Уточняя, Эйхенбаум замечает, что «кроме «Героя нашего времени» Лермонтов успел издать только один сборник (1840 г.), куда вошло его 28 стихотворений».

Разбирая юношеские стихотворения Лермонтова, те самые, которые сейчас мы печатаем вместе со зрелым творчеством автора, Эйхенбаум устанавливает то, что при жизни поэта Шевырев называл «протеизмом», то есть способностью принимать любые формы.

Разбирая юношеские стихи, Эйхенбаум печатает их в два столбца, рядом со стихами поэтов, от которых юноша зависит: рядом с текстами Дмитриева, Батюшкова и даже Ломоносова.
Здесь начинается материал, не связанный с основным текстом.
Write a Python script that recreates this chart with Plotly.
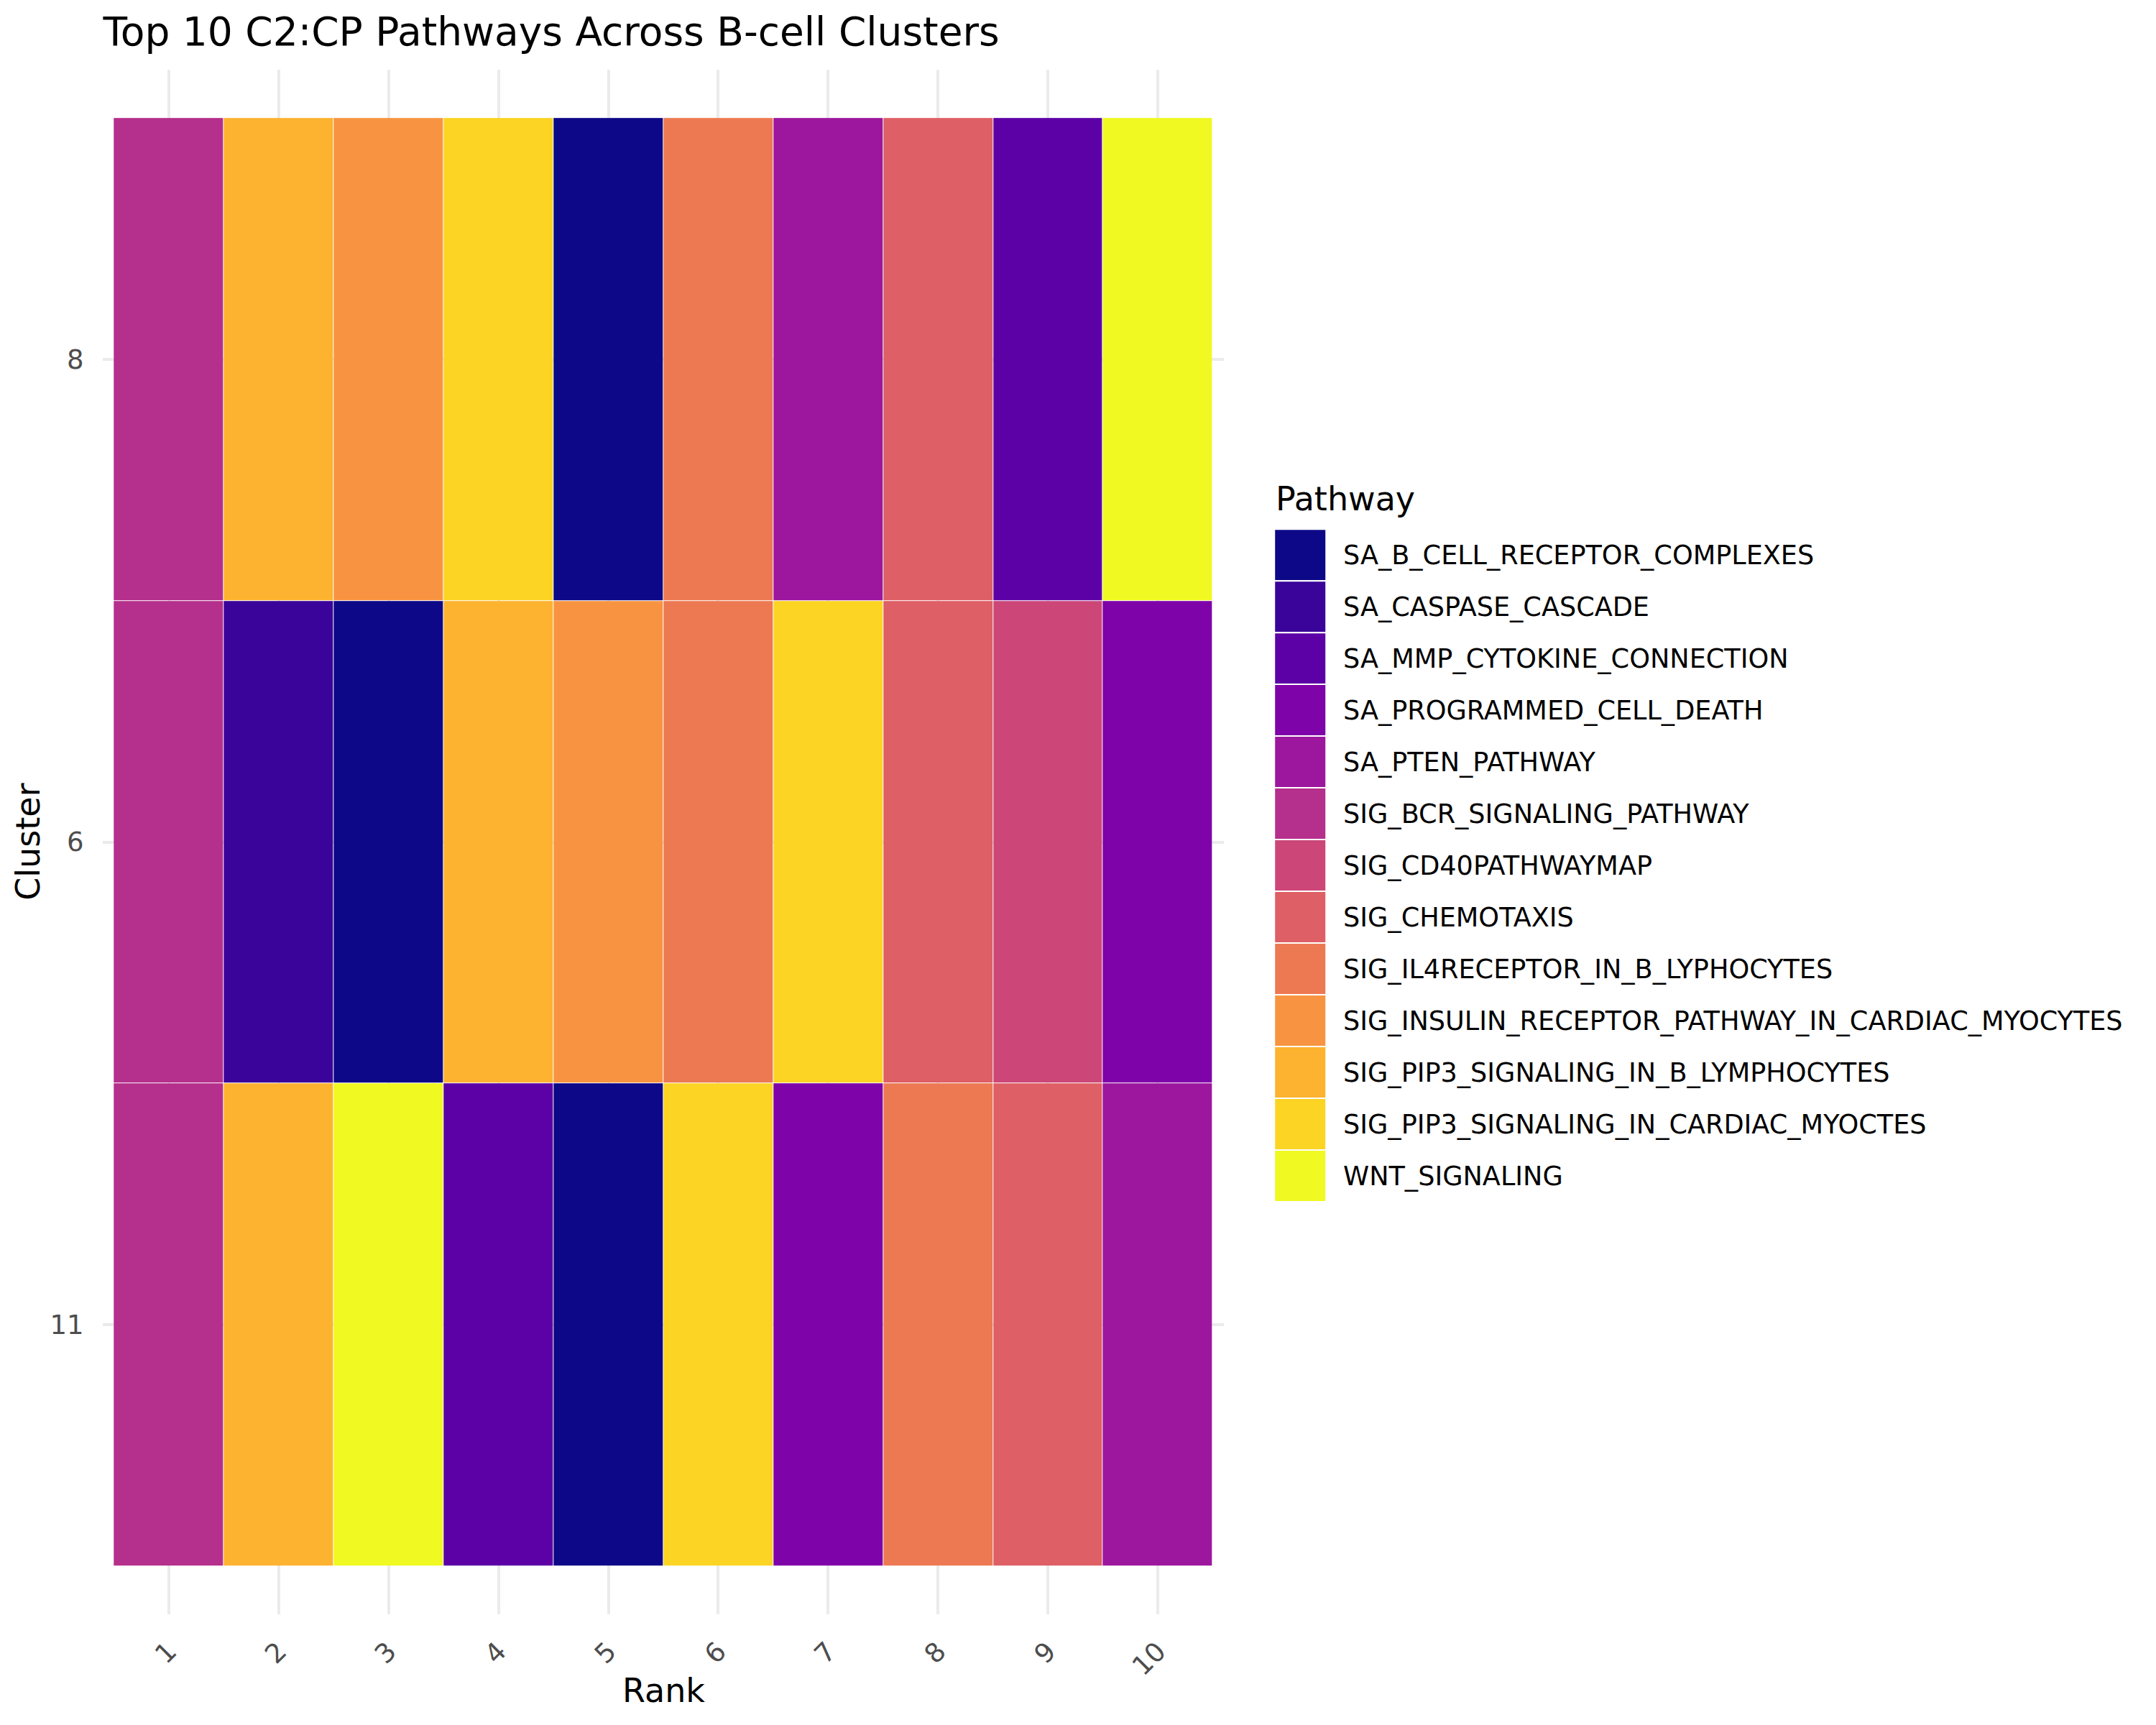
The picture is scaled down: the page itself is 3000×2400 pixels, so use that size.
import plotly.graph_objects as go

# ---------------- data ----------------
pathways = [
    "SA_B_CELL_RECEPTOR_COMPLEXES",
    "SA_CASPASE_CASCADE",
    "SA_MMP_CYTOKINE_CONNECTION",
    "SA_PROGRAMMED_CELL_DEATH",
    "SA_PTEN_PATHWAY",
    "SIG_BCR_SIGNALING_PATHWAY",
    "SIG_CD40PATHWAYMAP",
    "SIG_CHEMOTAXIS",
    "SIG_IL4RECEPTOR_IN_B_LYPHOCYTES",
    "SIG_INSULIN_RECEPTOR_PATHWAY_IN_CARDIAC_MYOCYTES",
    "SIG_PIP3_SIGNALING_IN_B_LYMPHOCYTES",
    "SIG_PIP3_SIGNALING_IN_CARDIAC_MYOCTES",
    "WNT_SIGNALING",
]
pathway_colors = [
    "#0D0887", "#3A049A", "#5C01A6", "#7E03A8", "#9C179E", "#B52F8C", "#CC4778",
    "#DE5F65", "#ED7953", "#F89441", "#FDB32F", "#FBD424", "#F0F921",
]
ranks = [1, 2, 3, 4, 5, 6, 7, 8, 9, 10]
clusters = ["11", "6", "8"]  # bottom to top

cluster_11 = [
    "SIG_BCR_SIGNALING_PATHWAY", "SIG_PIP3_SIGNALING_IN_B_LYMPHOCYTES", "WNT_SIGNALING",
    "SA_MMP_CYTOKINE_CONNECTION", "SA_B_CELL_RECEPTOR_COMPLEXES", "SIG_PIP3_SIGNALING_IN_CARDIAC_MYOCTES",
    "SA_PROGRAMMED_CELL_DEATH", "SIG_IL4RECEPTOR_IN_B_LYPHOCYTES", "SIG_CHEMOTAXIS", "SA_PTEN_PATHWAY",
]
cluster_6 = [
    "SIG_BCR_SIGNALING_PATHWAY", "SA_CASPASE_CASCADE", "SA_B_CELL_RECEPTOR_COMPLEXES",
    "SIG_PIP3_SIGNALING_IN_B_LYMPHOCYTES", "SIG_INSULIN_RECEPTOR_PATHWAY_IN_CARDIAC_MYOCYTES",
    "SIG_IL4RECEPTOR_IN_B_LYPHOCYTES", "SIG_PIP3_SIGNALING_IN_CARDIAC_MYOCTES", "SIG_CHEMOTAXIS",
    "SIG_CD40PATHWAYMAP", "SA_PROGRAMMED_CELL_DEATH",
]
cluster_8 = [
    "SIG_BCR_SIGNALING_PATHWAY", "SIG_PIP3_SIGNALING_IN_B_LYMPHOCYTES",
    "SIG_INSULIN_RECEPTOR_PATHWAY_IN_CARDIAC_MYOCYTES", "SIG_PIP3_SIGNALING_IN_CARDIAC_MYOCTES",
    "SA_B_CELL_RECEPTOR_COMPLEXES", "SIG_IL4RECEPTOR_IN_B_LYPHOCYTES", "SA_PTEN_PATHWAY",
    "SIG_CHEMOTAXIS", "SA_MMP_CYTOKINE_CONNECTION", "WNT_SIGNALING",
]

# ---------------- build ----------------
rows = [cluster_11, cluster_6, cluster_8]
idx = {p: i for i, p in enumerate(pathways)}
z = [[idx[p] for p in r] for r in rows]
text = [[p for p in r] for r in rows]

n = len(pathways)
colorscale = []
for i, c in enumerate(pathway_colors):
    colorscale.append([i / n, c])
    colorscale.append([(i + 1) / n, c])

FONT = "DejaVu Sans"
W, H = 3000, 2400
OFF = 8  # page body margin offset
L, R, T, B = 143.2 - OFF, 1702.8 - OFF, 96.8 - OFF, 2246.0 - OFF


def px(x):
    return (x - OFF - L) / (R - L)


def py(y):
    return (B - (y - OFF)) / (B - T)


fig = go.Figure()
fig.add_trace(go.Heatmap(
    x=ranks, y=clusters, z=z, text=text,
    colorscale=colorscale, zmin=-0.5, zmax=n - 0.5,
    showscale=False, xgap=1, ygap=1,
    hovertemplate="Rank %{x}<br>Cluster %{y}<br>%{text}<extra></extra>",
))

shapes = []
annotations = []
# legend
key_left, key_right = 1773, 1845
key_top0, pitch = 736, 72
for i, (p, c) in enumerate(zip(pathways, pathway_colors)):
    y0 = key_top0 + i * pitch
    shapes.append(dict(type="rect", xref="paper", yref="paper",
                       x0=px(key_left), x1=px(key_right), y0=py(y0 + pitch), y1=py(y0),
                       fillcolor=c, line=dict(color="white", width=2), layer="above"))
    annotations.append(dict(xref="paper", yref="paper", x=px(1867), y=py(y0 + pitch / 2),
                            text=p, showarrow=False, xanchor="left", yanchor="middle",
                            font=dict(family=FONT, size=36.6, color="black")))
annotations.append(dict(xref="paper", yref="paper", x=px(1773), y=py(694),
                        text="Pathway", showarrow=False, xanchor="left", yanchor="middle",
                        font=dict(family=FONT, size=46, color="black")))
# axis titles
annotations.append(dict(xref="paper", yref="paper", x=px(923), y=py(2352),
                        text="Rank", showarrow=False, xanchor="center", yanchor="middle",
                        font=dict(family=FONT, size=46, color="black")))
annotations.append(dict(xref="paper", yref="paper", x=px(39), y=py(1171),
                        text="Cluster", showarrow=False, xanchor="center", yanchor="middle",
                        textangle=-90, font=dict(family=FONT, size=46, color="black")))

fig.update_layout(
    width=W, height=H,
    margin=dict(l=L, r=W - R, t=T, b=H - B, pad=0),
    paper_bgcolor="white", plot_bgcolor="white",
    font=dict(family=FONT),
    title=dict(text="Top 10 C2:CP Pathways Across B-cell Clusters",
               x=(143.5 - OFF) / W, xanchor="left", xref="container",
               y=1 - (44 - OFF) / H, yanchor="middle", yref="container",
               font=dict(family=FONT, size=55, color="black")),
    shapes=shapes, annotations=annotations, showlegend=False,
)
fig.update_xaxes(range=[0.4, 10.6], tickmode="array", tickvals=ranks,
                 ticktext=[str(r) for r in ranks], tickangle=-45,
                 showgrid=True, gridcolor="#EBEBEB", gridwidth=4.4, zeroline=False,
                 showline=False, ticks="outside", ticklen=14, tickcolor="rgba(0,0,0,0)",
                 tickfont=dict(family=FONT, size=37, color="#4D4D4D"))
fig.update_yaxes(type="category", range=[-0.6, 2.6],
                 showgrid=True, gridcolor="#EBEBEB", gridwidth=4.4, zeroline=False,
                 showline=False, ticks="outside", ticklen=18, tickcolor="rgba(0,0,0,0)",
                 tickfont=dict(family=FONT, size=37, color="#4D4D4D"))

fig.write_html("out.html")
Эйхенбаум считал тогда, что сопоставление сделанного в русской поэзии и в иностранной поэзии и определило путь Лермонтова.

Первая книга Б. Эйхенбаума о Лермонтове вышла в 1924 году и содержала подзаголовок «Опыт историко-литературной оценки».
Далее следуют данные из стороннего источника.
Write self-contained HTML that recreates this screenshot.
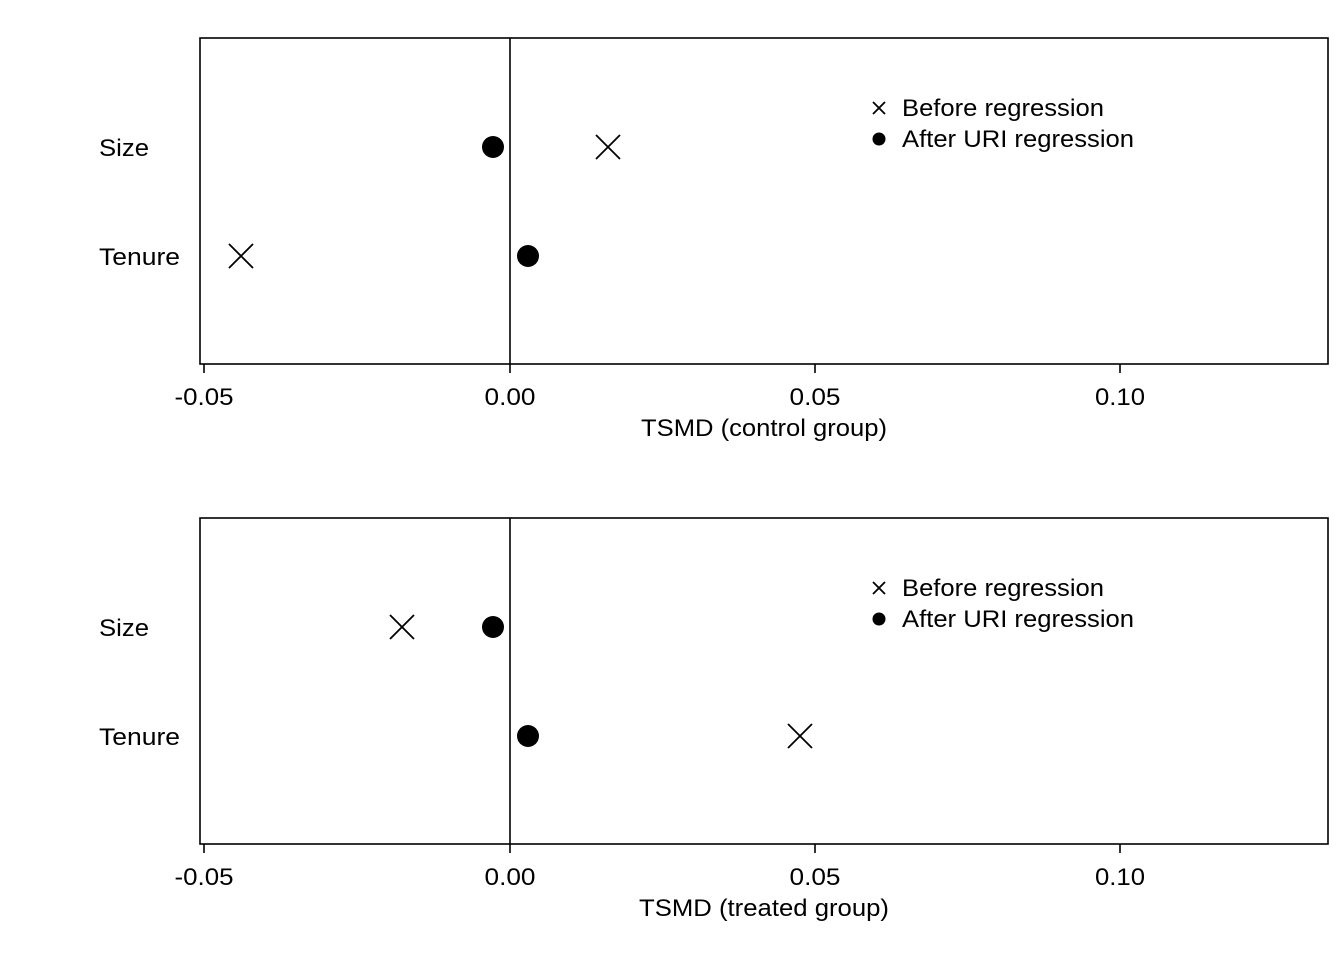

Б. Эйхенбаум потом разлюбил эту книгу, но для творческой его биографии она очень интересна. Первая глава называется «Юношеские стихи». Лермонтов умер рано, но из всей книги, которая вместе с предисловием и примечаниями содержит 166 страниц, глава «Юношеские стихи» занимает 40 страниц.

Лермонтов эти стихи сам не печатал – это его предварительные стихи; это даже не черновики вещей, а наметки, как подойти к искусству.

Маяковский радовался, что его юношеские стихи пропали в тюрьме. Юношеские стихи могут быть предметом исследования, но особого.

Сам Борис Михайлович пишет: «...творчество Лермонтова естественно делится на два периода – школьный (1828-1832) и зрелый (1835-1841)».

Современники этих стихов не знали. Борис Михайлович пишет, что если бы эти стихи пропали, то, «конечно, изучение художественного развития Лермонтова было бы очень затруднено, но историко-литературная его характеристика приобрела бы, вероятно, более четкие очертания, потому что не осложнялась бы огромным материалом школьных лет, в котором до сих пор исследователи не сумели разобраться».

Не говоря уже про резкий протест Сенковского против издателей 1842 года, включивших в собрание сочинений Лермонтова юношеские стихи, протестовал против полного собрания Белинский в «Отечественных записках» 1844 года.

Он мечтал о двух сжато изданных книгах, в которых в одной был бы «Герой нашего времени», а во второй лучшие стихотворения, а в конце – вещи низшего качества. К такому же принципу в конце концов пришел и Эйхенбаум.

В первый, «школьный» период – такой термин употребляет сам Эйхенбаум – Лермонтов написал триста стихотворных вещей, а во второй – только сто. В школьном периоде некоторые стихотворения представляют собой то, что в поэтике иногда называли центонами, они сшиты из лоскутов уже известных произведений. Через это проходят почти все. Такая пьеса была и у мальчика Пушкина; он «похитил ее у Мольера».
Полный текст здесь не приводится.